Lancaster Roots & Blues returns Friday, Saturday & Sunday - Feb 27, 28 and March 1st, 2026

Performance Times

Venue Day Start
Trust Performing Arts Center Sat 3:00 PM

Shakey Joe Kambic Biography

Shakey Joe Kambic plays guitars made from cigar boxes. He plays some originals in his set mixed with his passion, early Delta Blues.

Around the age of nine, Joe received his first accordion lesson. It was an instrument his father played and one common to his Croatian heritage. Sometimes Joe is heard to say that we all know that harps are handed out when you get to heaven. But in hell they hand out accordions. Jokingly, he reports getting a head start on eternity at a young age.

In a few short years, accordion lessons evolved into organ lessons. He took what he learned and moved to the piano and discovered that he could play by ear many popular songs from the 60s and 70s.

It wasn’t until after he moved to Denver, Colorado in ’72 that he picked up his first guitar. With both the guitar and a piano in his residence, he started writing love songs. Most of them were love, some of which were played at his wedding.

While in Denver, he was fortunate to have met the piano player for the Platte River Jazz Band, from whom he took stride piano lessons. That musical style can be heard in his first recorded song “Waitin’ For The Light To Change (Blues).

It was during those years in Denver, when he first heard Johnny Long perform at the Prairie Schooner in Larimer Square. He had no idea at that time that they would become friends decades later. Through his employment as a painter, he met and worked for Rich Ruoff in Lancaster. He worked the front door as a doorman when Rich opened Chameleon Club. Many years later, Joe asked Rich to book John Long at the Lancaster Roots and Blues Festival.

After returning to Lancaster in 1980, there were decades when Joe stopped playing music.
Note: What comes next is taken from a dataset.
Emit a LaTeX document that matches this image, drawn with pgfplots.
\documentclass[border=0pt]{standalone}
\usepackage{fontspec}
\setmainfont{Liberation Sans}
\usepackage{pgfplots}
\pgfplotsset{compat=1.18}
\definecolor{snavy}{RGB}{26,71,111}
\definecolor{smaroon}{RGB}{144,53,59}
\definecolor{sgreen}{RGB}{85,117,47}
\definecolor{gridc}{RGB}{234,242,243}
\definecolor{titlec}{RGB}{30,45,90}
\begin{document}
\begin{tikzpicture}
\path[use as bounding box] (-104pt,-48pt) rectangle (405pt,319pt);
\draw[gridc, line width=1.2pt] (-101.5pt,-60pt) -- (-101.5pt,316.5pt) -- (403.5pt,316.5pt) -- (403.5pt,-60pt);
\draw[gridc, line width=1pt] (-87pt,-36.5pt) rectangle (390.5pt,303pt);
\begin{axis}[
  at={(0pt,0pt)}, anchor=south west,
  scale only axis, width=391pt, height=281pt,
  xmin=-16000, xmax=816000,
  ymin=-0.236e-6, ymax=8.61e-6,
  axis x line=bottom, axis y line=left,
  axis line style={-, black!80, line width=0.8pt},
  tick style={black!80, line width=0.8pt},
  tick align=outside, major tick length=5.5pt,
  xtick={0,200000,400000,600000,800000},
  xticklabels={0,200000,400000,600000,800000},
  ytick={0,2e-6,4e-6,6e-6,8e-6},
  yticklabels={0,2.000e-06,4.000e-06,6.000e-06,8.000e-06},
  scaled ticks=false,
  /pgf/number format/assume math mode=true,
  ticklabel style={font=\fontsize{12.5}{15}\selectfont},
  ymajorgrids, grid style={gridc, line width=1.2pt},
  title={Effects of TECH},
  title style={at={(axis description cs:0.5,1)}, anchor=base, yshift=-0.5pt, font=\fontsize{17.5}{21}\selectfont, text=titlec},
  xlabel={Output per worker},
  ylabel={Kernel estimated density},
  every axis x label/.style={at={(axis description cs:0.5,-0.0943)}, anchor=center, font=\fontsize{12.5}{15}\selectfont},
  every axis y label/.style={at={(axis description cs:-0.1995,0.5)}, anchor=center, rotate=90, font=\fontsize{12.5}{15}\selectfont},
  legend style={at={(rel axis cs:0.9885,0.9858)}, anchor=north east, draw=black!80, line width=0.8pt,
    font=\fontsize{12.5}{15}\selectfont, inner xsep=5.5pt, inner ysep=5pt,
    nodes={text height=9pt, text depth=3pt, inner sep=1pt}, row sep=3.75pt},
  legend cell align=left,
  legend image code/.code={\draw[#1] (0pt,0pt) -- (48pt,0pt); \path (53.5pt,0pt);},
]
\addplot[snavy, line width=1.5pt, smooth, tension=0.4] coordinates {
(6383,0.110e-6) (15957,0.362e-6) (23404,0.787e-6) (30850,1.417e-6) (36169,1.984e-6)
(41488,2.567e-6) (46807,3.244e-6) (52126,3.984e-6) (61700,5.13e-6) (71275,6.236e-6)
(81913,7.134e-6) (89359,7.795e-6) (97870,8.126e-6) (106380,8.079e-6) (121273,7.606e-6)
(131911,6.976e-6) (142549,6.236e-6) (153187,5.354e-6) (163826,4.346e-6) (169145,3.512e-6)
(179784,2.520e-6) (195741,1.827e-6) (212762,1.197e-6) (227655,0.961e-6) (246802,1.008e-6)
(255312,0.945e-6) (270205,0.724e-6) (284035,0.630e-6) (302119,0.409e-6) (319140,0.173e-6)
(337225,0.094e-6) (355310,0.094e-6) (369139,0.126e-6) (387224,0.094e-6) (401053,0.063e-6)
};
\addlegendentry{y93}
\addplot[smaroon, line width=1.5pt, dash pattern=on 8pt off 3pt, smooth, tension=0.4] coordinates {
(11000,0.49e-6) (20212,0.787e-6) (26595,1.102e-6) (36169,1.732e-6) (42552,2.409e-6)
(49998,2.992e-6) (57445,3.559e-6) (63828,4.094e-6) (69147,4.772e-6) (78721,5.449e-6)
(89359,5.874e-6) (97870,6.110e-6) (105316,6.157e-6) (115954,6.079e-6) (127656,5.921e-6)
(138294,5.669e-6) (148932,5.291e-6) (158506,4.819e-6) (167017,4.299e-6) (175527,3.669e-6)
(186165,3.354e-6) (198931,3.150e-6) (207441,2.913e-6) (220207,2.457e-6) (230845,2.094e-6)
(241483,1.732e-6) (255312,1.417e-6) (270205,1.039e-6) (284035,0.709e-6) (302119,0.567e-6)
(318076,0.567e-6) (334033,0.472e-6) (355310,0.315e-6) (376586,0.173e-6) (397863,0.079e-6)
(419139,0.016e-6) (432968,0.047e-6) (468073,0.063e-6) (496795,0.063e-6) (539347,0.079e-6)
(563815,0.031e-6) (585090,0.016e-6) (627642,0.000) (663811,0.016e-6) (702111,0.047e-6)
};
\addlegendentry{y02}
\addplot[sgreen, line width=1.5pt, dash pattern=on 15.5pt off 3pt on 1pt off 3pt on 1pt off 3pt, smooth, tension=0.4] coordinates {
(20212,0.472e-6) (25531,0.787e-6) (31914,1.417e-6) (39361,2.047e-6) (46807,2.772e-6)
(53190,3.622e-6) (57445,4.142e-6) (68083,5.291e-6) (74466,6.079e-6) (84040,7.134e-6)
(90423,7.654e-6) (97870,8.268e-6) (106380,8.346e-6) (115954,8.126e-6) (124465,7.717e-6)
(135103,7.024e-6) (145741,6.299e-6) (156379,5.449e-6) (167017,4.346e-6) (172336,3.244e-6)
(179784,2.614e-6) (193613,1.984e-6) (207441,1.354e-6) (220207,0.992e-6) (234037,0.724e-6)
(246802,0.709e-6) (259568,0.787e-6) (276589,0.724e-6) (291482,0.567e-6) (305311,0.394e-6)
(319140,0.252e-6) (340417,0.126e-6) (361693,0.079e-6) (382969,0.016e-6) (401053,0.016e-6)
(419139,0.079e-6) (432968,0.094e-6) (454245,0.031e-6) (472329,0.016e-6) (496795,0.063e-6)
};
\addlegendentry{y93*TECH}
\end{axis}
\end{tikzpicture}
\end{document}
It was in 2019, while volunteering as a main stage loader for the Roots and Blues Festival when he was introduced to cigar box guitars, specifically made by Stan Opiel at Mudboy Guitar Works.

After looking into the history of the instrument, it became obvious to him that he needed to learn songs from the later 1800s and early 1900s. He strives to share, and thereby preserve, the history of the musicians and Roots and Blues songs that he performs. His performance also includes a few originals.

His first CD, Shakey Joe Kambic 1, has been out for a few years. He is working on material for his second CD, which will include an instrumental dedicated to his wife.

Most recently, Shakey Joe Kambic has teamed up with percussionist Tim Snyder, who sings newer blues and provides the beat for their songs on his cajón.